The task »
Write the data below out exactly as it stands. Do not include the pictures.

══════

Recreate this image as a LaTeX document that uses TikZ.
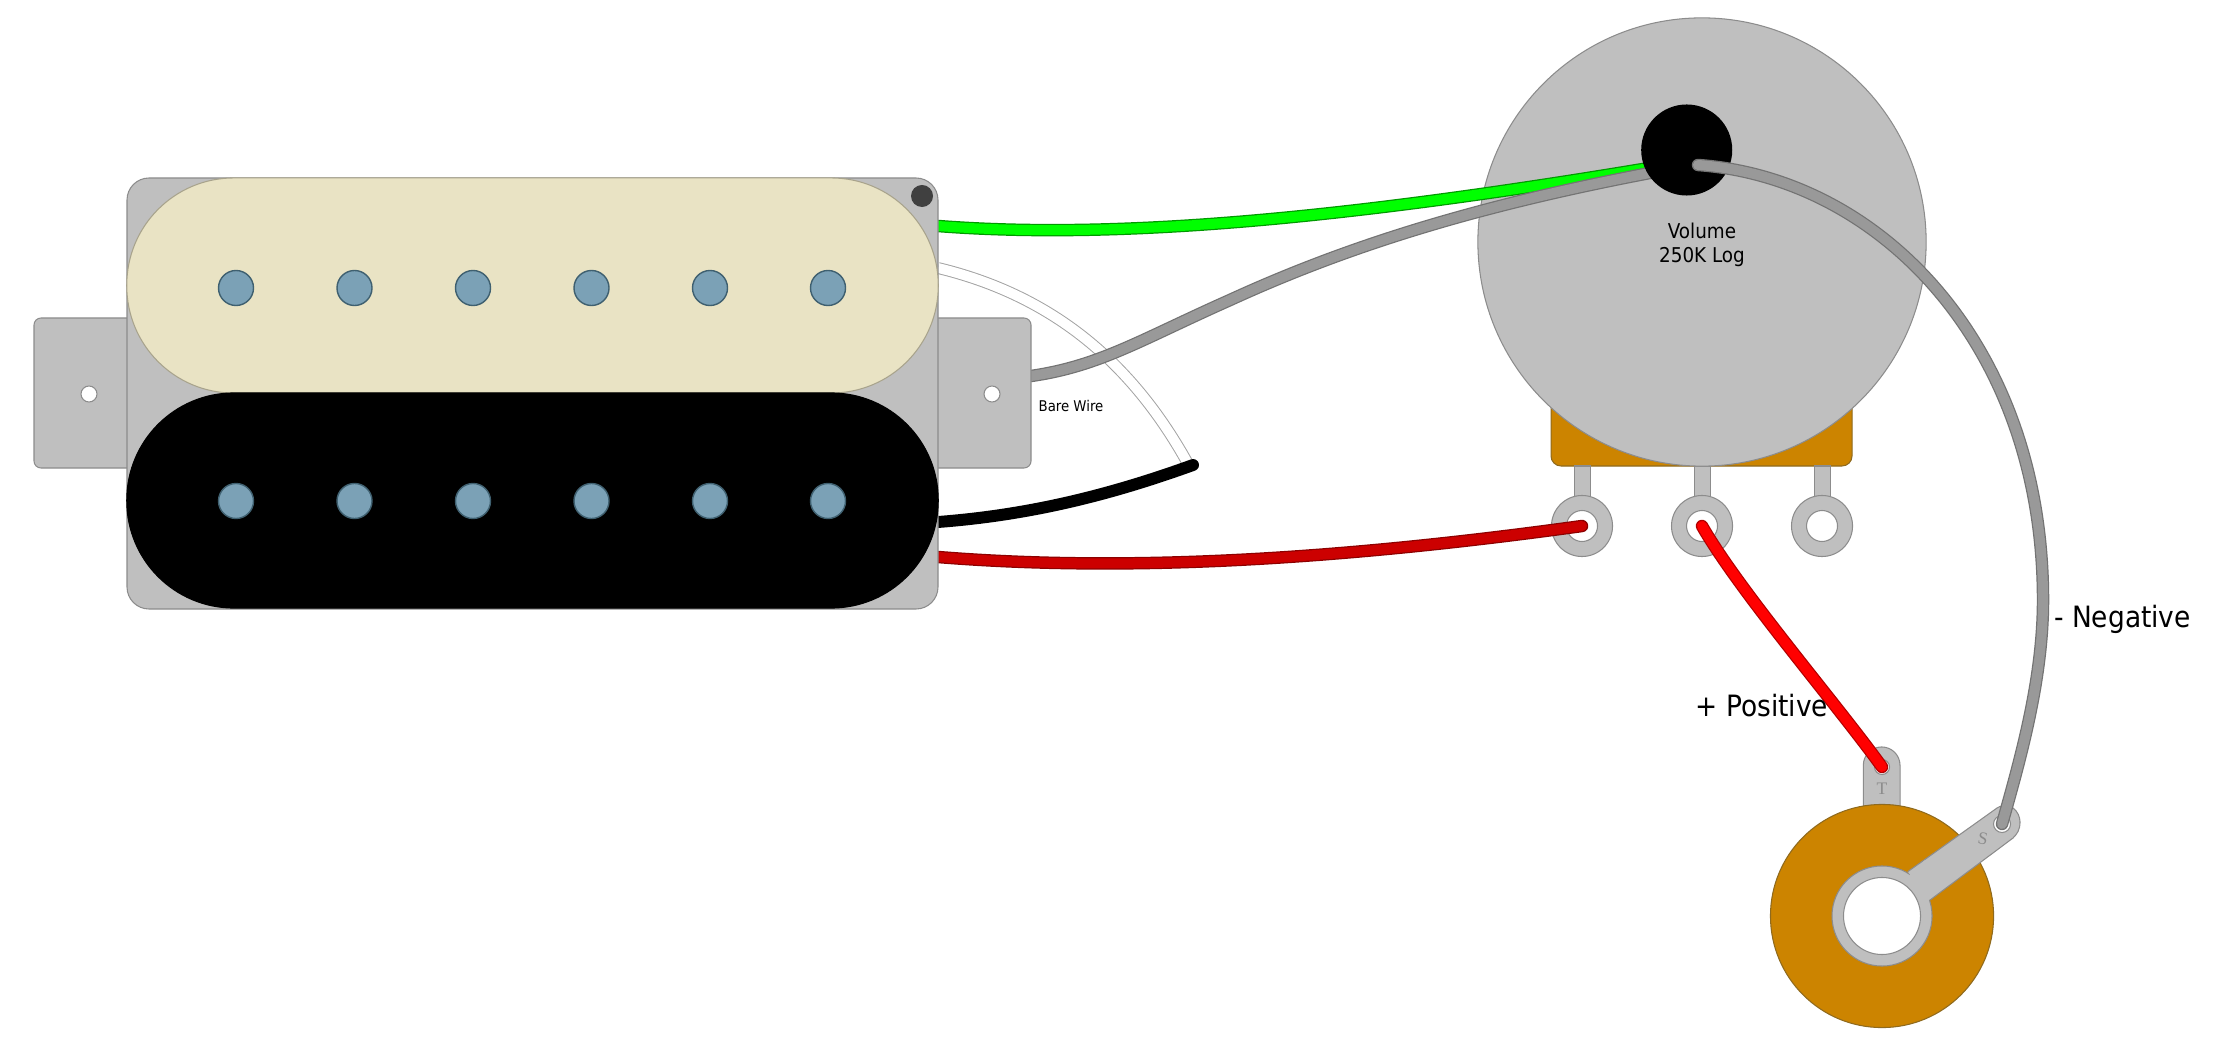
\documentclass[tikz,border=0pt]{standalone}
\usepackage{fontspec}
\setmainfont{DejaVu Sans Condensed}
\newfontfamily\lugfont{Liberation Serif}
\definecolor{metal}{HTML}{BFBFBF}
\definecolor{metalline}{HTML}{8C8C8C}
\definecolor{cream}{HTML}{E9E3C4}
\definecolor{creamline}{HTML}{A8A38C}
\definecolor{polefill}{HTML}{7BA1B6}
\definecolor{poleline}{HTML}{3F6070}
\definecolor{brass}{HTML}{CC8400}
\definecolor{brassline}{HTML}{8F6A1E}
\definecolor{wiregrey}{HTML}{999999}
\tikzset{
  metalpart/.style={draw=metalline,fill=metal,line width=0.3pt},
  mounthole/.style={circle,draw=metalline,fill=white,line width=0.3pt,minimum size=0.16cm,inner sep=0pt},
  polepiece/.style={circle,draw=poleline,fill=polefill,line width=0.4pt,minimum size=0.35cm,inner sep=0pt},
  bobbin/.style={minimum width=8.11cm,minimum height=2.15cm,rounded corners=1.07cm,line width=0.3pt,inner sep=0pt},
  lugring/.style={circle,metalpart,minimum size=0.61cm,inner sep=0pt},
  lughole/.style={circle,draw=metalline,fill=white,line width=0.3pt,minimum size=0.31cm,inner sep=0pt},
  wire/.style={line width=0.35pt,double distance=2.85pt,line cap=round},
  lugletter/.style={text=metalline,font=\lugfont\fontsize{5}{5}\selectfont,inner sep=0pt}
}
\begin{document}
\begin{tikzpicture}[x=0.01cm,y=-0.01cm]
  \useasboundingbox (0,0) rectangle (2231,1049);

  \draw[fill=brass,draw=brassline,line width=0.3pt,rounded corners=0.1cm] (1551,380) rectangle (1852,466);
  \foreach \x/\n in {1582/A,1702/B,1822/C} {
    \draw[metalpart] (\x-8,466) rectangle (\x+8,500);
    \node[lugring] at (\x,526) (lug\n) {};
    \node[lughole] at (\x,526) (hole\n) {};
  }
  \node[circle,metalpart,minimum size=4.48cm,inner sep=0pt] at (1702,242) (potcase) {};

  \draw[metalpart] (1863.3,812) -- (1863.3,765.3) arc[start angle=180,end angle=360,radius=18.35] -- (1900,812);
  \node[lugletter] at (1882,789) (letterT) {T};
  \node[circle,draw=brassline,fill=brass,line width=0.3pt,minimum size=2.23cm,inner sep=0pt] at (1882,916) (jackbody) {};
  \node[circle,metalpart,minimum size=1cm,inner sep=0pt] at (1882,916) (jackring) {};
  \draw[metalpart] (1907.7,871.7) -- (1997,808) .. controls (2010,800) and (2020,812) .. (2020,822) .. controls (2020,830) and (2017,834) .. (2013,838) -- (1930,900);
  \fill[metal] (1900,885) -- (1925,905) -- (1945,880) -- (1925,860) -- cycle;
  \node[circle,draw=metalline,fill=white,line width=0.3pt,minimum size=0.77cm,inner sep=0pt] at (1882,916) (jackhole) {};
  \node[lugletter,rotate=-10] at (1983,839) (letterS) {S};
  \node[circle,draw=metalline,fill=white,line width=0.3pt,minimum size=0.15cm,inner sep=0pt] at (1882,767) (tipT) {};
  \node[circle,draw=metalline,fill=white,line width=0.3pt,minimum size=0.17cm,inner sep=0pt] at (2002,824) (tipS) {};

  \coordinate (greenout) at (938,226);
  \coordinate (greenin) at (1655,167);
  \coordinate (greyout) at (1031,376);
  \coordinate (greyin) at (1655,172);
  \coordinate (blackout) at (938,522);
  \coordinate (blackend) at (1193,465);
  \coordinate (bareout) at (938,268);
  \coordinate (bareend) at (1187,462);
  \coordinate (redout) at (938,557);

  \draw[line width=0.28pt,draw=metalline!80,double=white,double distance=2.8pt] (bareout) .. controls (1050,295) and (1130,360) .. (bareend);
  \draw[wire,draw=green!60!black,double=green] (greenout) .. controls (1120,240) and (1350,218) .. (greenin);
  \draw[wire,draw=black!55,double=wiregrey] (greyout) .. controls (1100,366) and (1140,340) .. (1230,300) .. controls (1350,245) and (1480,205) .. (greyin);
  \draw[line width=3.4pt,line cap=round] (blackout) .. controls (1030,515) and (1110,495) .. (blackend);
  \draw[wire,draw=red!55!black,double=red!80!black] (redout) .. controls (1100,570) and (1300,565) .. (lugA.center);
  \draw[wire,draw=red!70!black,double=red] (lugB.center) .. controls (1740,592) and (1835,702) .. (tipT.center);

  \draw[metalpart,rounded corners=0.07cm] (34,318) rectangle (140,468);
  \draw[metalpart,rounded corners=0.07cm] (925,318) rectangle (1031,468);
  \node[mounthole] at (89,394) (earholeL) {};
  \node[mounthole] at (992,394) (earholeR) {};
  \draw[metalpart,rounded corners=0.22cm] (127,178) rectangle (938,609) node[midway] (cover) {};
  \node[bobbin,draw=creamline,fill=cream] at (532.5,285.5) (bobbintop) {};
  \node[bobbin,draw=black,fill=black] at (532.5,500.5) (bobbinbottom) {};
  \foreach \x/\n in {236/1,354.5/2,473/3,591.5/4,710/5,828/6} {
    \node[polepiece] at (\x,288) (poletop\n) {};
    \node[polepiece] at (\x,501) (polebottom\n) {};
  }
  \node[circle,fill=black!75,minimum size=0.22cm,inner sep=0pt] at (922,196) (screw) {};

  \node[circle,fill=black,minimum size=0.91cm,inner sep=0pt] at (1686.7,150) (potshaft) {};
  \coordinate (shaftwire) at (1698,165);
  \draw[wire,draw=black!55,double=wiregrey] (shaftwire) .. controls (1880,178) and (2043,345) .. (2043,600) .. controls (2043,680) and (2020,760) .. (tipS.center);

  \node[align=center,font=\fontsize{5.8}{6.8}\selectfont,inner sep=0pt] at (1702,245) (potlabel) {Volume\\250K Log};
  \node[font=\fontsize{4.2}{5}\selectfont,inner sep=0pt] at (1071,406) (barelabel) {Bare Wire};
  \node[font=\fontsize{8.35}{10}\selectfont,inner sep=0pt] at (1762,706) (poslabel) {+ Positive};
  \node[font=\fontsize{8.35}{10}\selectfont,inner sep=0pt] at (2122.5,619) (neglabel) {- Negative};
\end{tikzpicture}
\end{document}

══════

Exercise response »
Recreate this image as a LaTeX document that uses TikZ.
\documentclass[tikz,border=0pt]{standalone}
\usepackage{fontspec}
\setmainfont{DejaVu Sans Condensed}
\newfontfamily\lugfont{Liberation Serif}
\definecolor{metal}{HTML}{BFBFBF}
\definecolor{metalline}{HTML}{8C8C8C}
\definecolor{cream}{HTML}{E9E3C4}
\definecolor{creamline}{HTML}{A8A38C}
\definecolor{polefill}{HTML}{7BA1B6}
\definecolor{poleline}{HTML}{3F6070}
\definecolor{brass}{HTML}{CC8400}
\definecolor{brassline}{HTML}{8F6A1E}
\definecolor{wiregrey}{HTML}{999999}
\tikzset{
  metalpart/.style={draw=metalline,fill=metal,line width=0.3pt},
  mounthole/.style={circle,draw=metalline,fill=white,line width=0.3pt,minimum size=0.16cm,inner sep=0pt},
  polepiece/.style={circle,draw=poleline,fill=polefill,line width=0.4pt,minimum size=0.35cm,inner sep=0pt},
  bobbin/.style={minimum width=8.11cm,minimum height=2.15cm,rounded corners=1.07cm,line width=0.3pt,inner sep=0pt},
  lugring/.style={circle,metalpart,minimum size=0.61cm,inner sep=0pt},
  lughole/.style={circle,draw=metalline,fill=white,line width=0.3pt,minimum size=0.31cm,inner sep=0pt},
  wire/.style={line width=0.35pt,double distance=2.85pt,line cap=round},
  lugletter/.style={text=metalline,font=\lugfont\fontsize{5}{5}\selectfont,inner sep=0pt}
}
\begin{document}
\begin{tikzpicture}[x=0.01cm,y=-0.01cm]
  \useasboundingbox (0,0) rectangle (2231,1049);

  \draw[fill=brass,draw=brassline,line width=0.3pt,rounded corners=0.1cm] (1551,380) rectangle (1852,466);
  \foreach \x/\n in {1582/A,1702/B,1822/C} {
    \draw[metalpart] (\x-8,466) rectangle (\x+8,500);
    \node[lugring] at (\x,526) (lug\n) {};
    \node[lughole] at (\x,526) (hole\n) {};
  }
  \node[circle,metalpart,minimum size=4.48cm,inner sep=0pt] at (1702,242) (potcase) {};

  \draw[metalpart] (1863.3,812) -- (1863.3,765.3) arc[start angle=180,end angle=360,radius=18.35] -- (1900,812);
  \node[lugletter] at (1882,789) (letterT) {T};
  \node[circle,draw=brassline,fill=brass,line width=0.3pt,minimum size=2.23cm,inner sep=0pt] at (1882,916) (jackbody) {};
  \node[circle,metalpart,minimum size=1cm,inner sep=0pt] at (1882,916) (jackring) {};
  \draw[metalpart] (1907.7,871.7) -- (1997,808) .. controls (2010,800) and (2020,812) .. (2020,822) .. controls (2020,830) and (2017,834) .. (2013,838) -- (1930,900);
  \fill[metal] (1900,885) -- (1925,905) -- (1945,880) -- (1925,860) -- cycle;
  \node[circle,draw=metalline,fill=white,line width=0.3pt,minimum size=0.77cm,inner sep=0pt] at (1882,916) (jackhole) {};
  \node[lugletter,rotate=-10] at (1983,839) (letterS) {S};
  \node[circle,draw=metalline,fill=white,line width=0.3pt,minimum size=0.15cm,inner sep=0pt] at (1882,767) (tipT) {};
  \node[circle,draw=metalline,fill=white,line width=0.3pt,minimum size=0.17cm,inner sep=0pt] at (2002,824) (tipS) {};

  \coordinate (greenout) at (938,226);
  \coordinate (greenin) at (1655,167);
  \coordinate (greyout) at (1031,376);
  \coordinate (greyin) at (1655,172);
  \coordinate (blackout) at (938,522);
  \coordinate (blackend) at (1193,465);
  \coordinate (bareout) at (938,268);
  \coordinate (bareend) at (1187,462);
  \coordinate (redout) at (938,557);

  \draw[line width=0.28pt,draw=metalline!80,double=white,double distance=2.8pt] (bareout) .. controls (1050,295) and (1130,360) .. (bareend);
  \draw[wire,draw=green!60!black,double=green] (greenout) .. controls (1120,240) and (1350,218) .. (greenin);
  \draw[wire,draw=black!55,double=wiregrey] (greyout) .. controls (1100,366) and (1140,340) .. (1230,300) .. controls (1350,245) and (1480,205) .. (greyin);
  \draw[line width=3.4pt,line cap=round] (blackout) .. controls (1030,515) and (1110,495) .. (blackend);
  \draw[wire,draw=red!55!black,double=red!80!black] (redout) .. controls (1100,570) and (1300,565) .. (lugA.center);
  \draw[wire,draw=red!70!black,double=red] (lugB.center) .. controls (1740,592) and (1835,702) .. (tipT.center);

  \draw[metalpart,rounded corners=0.07cm] (34,318) rectangle (140,468);
  \draw[metalpart,rounded corners=0.07cm] (925,318) rectangle (1031,468);
  \node[mounthole] at (89,394) (earholeL) {};
  \node[mounthole] at (992,394) (earholeR) {};
  \draw[metalpart,rounded corners=0.22cm] (127,178) rectangle (938,609) node[midway] (cover) {};
  \node[bobbin,draw=creamline,fill=cream] at (532.5,285.5) (bobbintop) {};
  \node[bobbin,draw=black,fill=black] at (532.5,500.5) (bobbinbottom) {};
  \foreach \x/\n in {236/1,354.5/2,473/3,591.5/4,710/5,828/6} {
    \node[polepiece] at (\x,288) (poletop\n) {};
    \node[polepiece] at (\x,501) (polebottom\n) {};
  }
  \node[circle,fill=black!75,minimum size=0.22cm,inner sep=0pt] at (922,196) (screw) {};

  \node[circle,fill=black,minimum size=0.91cm,inner sep=0pt] at (1686.7,150) (potshaft) {};
  \coordinate (shaftwire) at (1698,165);
  \draw[wire,draw=black!55,double=wiregrey] (shaftwire) .. controls (1880,178) and (2043,345) .. (2043,600) .. controls (2043,680) and (2020,760) .. (tipS.center);

  \node[align=center,font=\fontsize{5.8}{6.8}\selectfont,inner sep=0pt] at (1702,245) (potlabel) {Volume\\250K Log};
  \node[font=\fontsize{4.2}{5}\selectfont,inner sep=0pt] at (1071,406) (barelabel) {Bare Wire};
  \node[font=\fontsize{8.35}{10}\selectfont,inner sep=0pt] at (1762,706) (poslabel) {+ Positive};
  \node[font=\fontsize{8.35}{10}\selectfont,inner sep=0pt] at (2122.5,619) (neglabel) {- Negative};
\end{tikzpicture}
\end{document}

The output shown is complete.